Earnings may decline, sales flatten out for March quarter
The Hindu Business Line, April 15, 2009, Page 1
Realty, metals expected to post large profit declines.
Aarati Krishnan
It is time for a reality check after the euphoric 34 per cent rise in stock markets over the past five weeks.
As Infosys flags off the March quarter earnings season on Wednesday, India Inc is expected to report one of its worst performances in recent years.
Sales for Indian companies are expected to be flat or even shrink a little for the March quarter as they fell prey to insipid demand, a cutback in capital spending and lower prices and realisations.
The numbers may show cost pressures have eased off a bit, thanks to the sharp fall in prices of crude oil and commodity inputs.
But companies are unlikely to have reaped the full benefits of lower input costs this quarter.
Interest costs, the key variable contributing to profit falls recently, are expected to remain high, as only select top-notch borrowers have benefited from recent interest rate cuts.
In this backdrop, market participants are forecasting a decline or a modest growth in profits for most sectors of India Inc.
Sales slowdown
Leading brokerage Motilal Oswal Securities expects Sensex companies to report a 3.4 per cent decline in their sales and a 15.2 per cent fall in profits for the March quarter. “Most sectors would report either a decline or single-digit growth in earnings with just 3 out of 16 sectors we cover, reporting double-digit earnings growth. The decline in aggregates would be largely due to sharply lower earnings from metals and real estate,” says the brokerage in its Results Preview.
IDFC-SSKI is a tad less pessimistic, forecasting a 9.4 per cent fall in the profits of Sensex companies, with the picture becoming much worse (a 13.3 per cent decline), if oil companies are left out. IDFC-SSKI predicts that the Sensex companies will close the quarter with a measly 0.9 per cent sales growth (ex-oil and banks). It expects a 9.7 per cent contraction in operating profits due to cost pressures.

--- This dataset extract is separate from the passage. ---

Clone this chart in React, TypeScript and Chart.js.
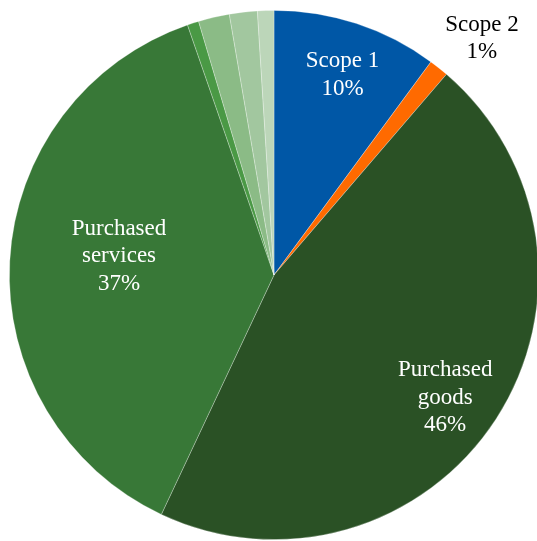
import React, { useEffect, useRef } from "react";
import { Chart, registerables } from "chart.js";

Chart.register(...registerables);

const categories = [
  "Scope 1",
  "Scope 2",
  "Purchased goods",
  "Purchased services",
  "Other 1",
  "Other 2",
  "Other 3",
  "Other 4",
];
const values = [10.1, 1.2, 45.7, 37.7, 0.7, 1.9, 1.7, 1.0];
const colors = [
  "#0057A6",
  "#FF6A00",
  "#2A5125",
  "#387837",
  "#4A9945",
  "#8BBB86",
  "#A2C79F",
  "#BCD6B9",
];
const labelLines: (string[] | null)[] = [
  ["Scope 1", "10%"],
  ["Scope 2", "1%"],
  ["Purchased", "goods", "46%"],
  ["Purchased", "services", "37%"],
  null,
  null,
  null,
  null,
];
const labelColors = ["#ffffff", "#000000", "#ffffff", "#ffffff"];
const labelRadius = [0.8, 1.19, 0.796, 0.59];
const labelAngleOffset = [0.7, 2.8, 2.7, 3.8];

const labelPlugin = {
  id: "sliceLabels",
  afterDatasetsDraw(chart: any) {
    const ctx = chart.ctx;
    const meta = chart.getDatasetMeta(0);
    ctx.save();
    ctx.font = '23px "Liberation Serif", "Times New Roman", serif';
    ctx.textAlign = "center";
    ctx.textBaseline = "middle";
    meta.data.forEach((arc: any, i: number) => {
      const lines = labelLines[i];
      if (!lines) return;
      const p = arc.getProps(["x", "y", "startAngle", "endAngle", "outerRadius"], true);
      const mid = (p.startAngle + p.endAngle) / 2 + (labelAngleOffset[i] * Math.PI) / 180;
      const r = p.outerRadius * labelRadius[i];
      const cx = p.x + Math.cos(mid) * r;
      const cy = p.y + Math.sin(mid) * r;
      const lh = 27.5;
      const startY = cy - ((lines.length - 1) * lh) / 2;
      ctx.fillStyle = labelColors[i];
      lines.forEach((t, k) => ctx.fillText(t, cx, startY + k * lh));
    });
    ctx.restore();
  },
};

export default function App() {
  const ref = useRef<HTMLCanvasElement>(null);
  useEffect(() => {
    if (!ref.current) return;
    const chart = new Chart(ref.current, {
      type: "pie",
      data: {
        labels: categories,
        datasets: [
          {
            data: values,
            backgroundColor: colors,
            borderColor: "rgba(255,255,255,0.35)",
            borderWidth: 0.8,
          },
        ],
      },
      options: {
        responsive: false,
        animation: false,
        devicePixelRatio: 1,
        layout: { padding: { left: 9, top: 10, right: 9, bottom: 10 } },
        plugins: {
          legend: { display: false },
          tooltip: { enabled: false },
        },
      },
      plugins: [labelPlugin],
    });
    return () => chart.destroy();
  }, []);
  return (
    <div
      style={{
        position: "absolute",
        left: 0,
        top: 0,
        width: 537,
        height: 541,
        overflow: "hidden",
        background: "#ffffff",
      }}
    >
      <canvas ref={ref} width={548} height={550} style={{ display: "block" }} />
    </div>
  );
}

Neither brokerage has factored in write-backs from AS 11, in their estimates.
The exclusion of the “forex loss” element from the reported earnings may end up painting a rosier earnings picture for several highly leveraged companies.
Realty, metals
While overall earnings remain sombre, the saving grace may lie in the huge divergence in results, expected between sectors.
Real estate and metals are the sectors expected to report the worst set of March quarter numbers. Profit estimates for real estate companies are bleak, as brokerages estimate that flagging demand, lower prices and spiralling interest costs will reduce profits by anywhere between 70 and 85 per cent over last year, for leading players in the sector. Metal companies too are forecast to register sharp falls of 50-90 per cent in quarterly profits, on the base effect, as lower realisations reflect in margins, even as input costs remain high.

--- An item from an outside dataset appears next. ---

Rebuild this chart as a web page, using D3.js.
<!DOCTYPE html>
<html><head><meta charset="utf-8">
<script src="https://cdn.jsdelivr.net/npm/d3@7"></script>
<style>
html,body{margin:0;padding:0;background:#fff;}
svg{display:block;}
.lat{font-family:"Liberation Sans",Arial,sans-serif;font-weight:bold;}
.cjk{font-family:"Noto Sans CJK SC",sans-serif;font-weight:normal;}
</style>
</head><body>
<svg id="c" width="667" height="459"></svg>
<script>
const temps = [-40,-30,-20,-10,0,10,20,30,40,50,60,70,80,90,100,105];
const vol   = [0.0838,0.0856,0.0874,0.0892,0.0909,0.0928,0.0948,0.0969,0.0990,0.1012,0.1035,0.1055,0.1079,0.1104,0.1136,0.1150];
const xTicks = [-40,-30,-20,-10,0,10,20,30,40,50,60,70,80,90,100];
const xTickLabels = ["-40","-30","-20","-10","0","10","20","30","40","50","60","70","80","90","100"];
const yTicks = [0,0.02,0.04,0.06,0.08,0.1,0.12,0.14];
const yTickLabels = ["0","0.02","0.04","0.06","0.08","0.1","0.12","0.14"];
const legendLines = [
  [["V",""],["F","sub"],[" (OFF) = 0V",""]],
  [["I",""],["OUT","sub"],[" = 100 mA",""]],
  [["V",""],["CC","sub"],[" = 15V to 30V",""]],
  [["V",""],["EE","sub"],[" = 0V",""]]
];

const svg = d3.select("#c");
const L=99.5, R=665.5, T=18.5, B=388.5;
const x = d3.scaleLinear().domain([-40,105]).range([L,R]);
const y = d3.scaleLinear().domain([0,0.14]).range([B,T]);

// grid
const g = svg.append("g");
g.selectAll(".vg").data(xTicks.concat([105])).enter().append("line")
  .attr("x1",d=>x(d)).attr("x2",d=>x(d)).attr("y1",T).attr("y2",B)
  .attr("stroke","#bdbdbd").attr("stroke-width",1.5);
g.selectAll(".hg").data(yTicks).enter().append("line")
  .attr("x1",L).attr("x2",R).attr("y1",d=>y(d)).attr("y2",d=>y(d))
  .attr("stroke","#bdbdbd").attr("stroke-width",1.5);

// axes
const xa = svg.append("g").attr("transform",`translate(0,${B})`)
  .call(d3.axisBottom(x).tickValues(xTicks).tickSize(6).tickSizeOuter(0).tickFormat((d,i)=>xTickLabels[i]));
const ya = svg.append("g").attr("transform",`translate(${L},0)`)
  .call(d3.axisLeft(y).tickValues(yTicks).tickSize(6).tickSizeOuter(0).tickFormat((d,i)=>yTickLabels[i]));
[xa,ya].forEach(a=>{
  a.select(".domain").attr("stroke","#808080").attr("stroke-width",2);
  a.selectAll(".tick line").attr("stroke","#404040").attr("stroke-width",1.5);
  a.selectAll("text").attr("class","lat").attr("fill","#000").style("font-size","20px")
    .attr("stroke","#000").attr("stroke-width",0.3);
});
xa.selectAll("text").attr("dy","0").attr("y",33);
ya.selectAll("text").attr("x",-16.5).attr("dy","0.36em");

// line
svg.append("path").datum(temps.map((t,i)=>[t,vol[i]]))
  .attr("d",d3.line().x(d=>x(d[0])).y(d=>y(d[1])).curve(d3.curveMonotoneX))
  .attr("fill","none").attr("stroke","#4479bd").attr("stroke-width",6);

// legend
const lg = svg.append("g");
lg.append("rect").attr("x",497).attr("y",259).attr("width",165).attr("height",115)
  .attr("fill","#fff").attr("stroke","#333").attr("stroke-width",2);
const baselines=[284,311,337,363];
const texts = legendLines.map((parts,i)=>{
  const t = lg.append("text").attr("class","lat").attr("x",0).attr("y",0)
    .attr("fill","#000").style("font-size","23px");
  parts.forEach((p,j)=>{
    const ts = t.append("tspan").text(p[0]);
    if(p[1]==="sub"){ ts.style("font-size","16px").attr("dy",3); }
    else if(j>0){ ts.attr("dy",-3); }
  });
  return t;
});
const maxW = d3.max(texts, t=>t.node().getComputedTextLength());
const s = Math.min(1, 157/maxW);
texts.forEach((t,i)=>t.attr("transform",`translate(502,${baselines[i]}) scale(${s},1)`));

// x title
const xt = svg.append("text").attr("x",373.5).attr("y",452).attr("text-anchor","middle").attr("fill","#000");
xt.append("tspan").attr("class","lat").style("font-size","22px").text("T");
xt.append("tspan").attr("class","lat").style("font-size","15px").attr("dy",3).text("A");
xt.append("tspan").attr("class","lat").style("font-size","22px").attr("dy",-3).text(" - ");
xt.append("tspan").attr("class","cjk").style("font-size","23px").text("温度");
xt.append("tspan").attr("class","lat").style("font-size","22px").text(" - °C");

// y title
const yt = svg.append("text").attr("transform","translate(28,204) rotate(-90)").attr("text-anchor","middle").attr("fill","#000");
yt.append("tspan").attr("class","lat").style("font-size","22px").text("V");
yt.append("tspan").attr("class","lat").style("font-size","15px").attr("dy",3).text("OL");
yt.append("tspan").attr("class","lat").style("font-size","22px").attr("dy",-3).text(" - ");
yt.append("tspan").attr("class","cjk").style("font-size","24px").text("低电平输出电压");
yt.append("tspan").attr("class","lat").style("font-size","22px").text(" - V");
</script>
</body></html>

Oil marketing companies are expected to see a better profit picture with lower crude prices cutting under-recoveries.
Telecom, power, banks, infrastructure and FMCG are sectors expected to clock reasonable sales as well as profit growth, with forecasts for a 5-15 per cent earnings growth.
The prognosis for IT is mixed, with predictions for a flat to slightly positive topline, while profits may grow 7-11 per cent relative to last year.
Market hopes
Market participants expect sectors such as automobiles and cement to improve their performance sequentially (helped by better sales and despatches respectively), though profits may continue to fall year-on-year.
Given this backdrop, it is interesting that realty and metals, the sectors expected to unveil the poorest set of numbers, are the ones that have led the recent stock market rally.
The 50 per cent rise in the BSE Realty index and the 47 per cent surge in the BSE Metal index, make them the best sector performers over a month.
Is it a case of stock prices already discounting the worst, or being swept up by optimistic expectations?
That will be clear as stocks in these sectors react to the results announcements over the next few weeks.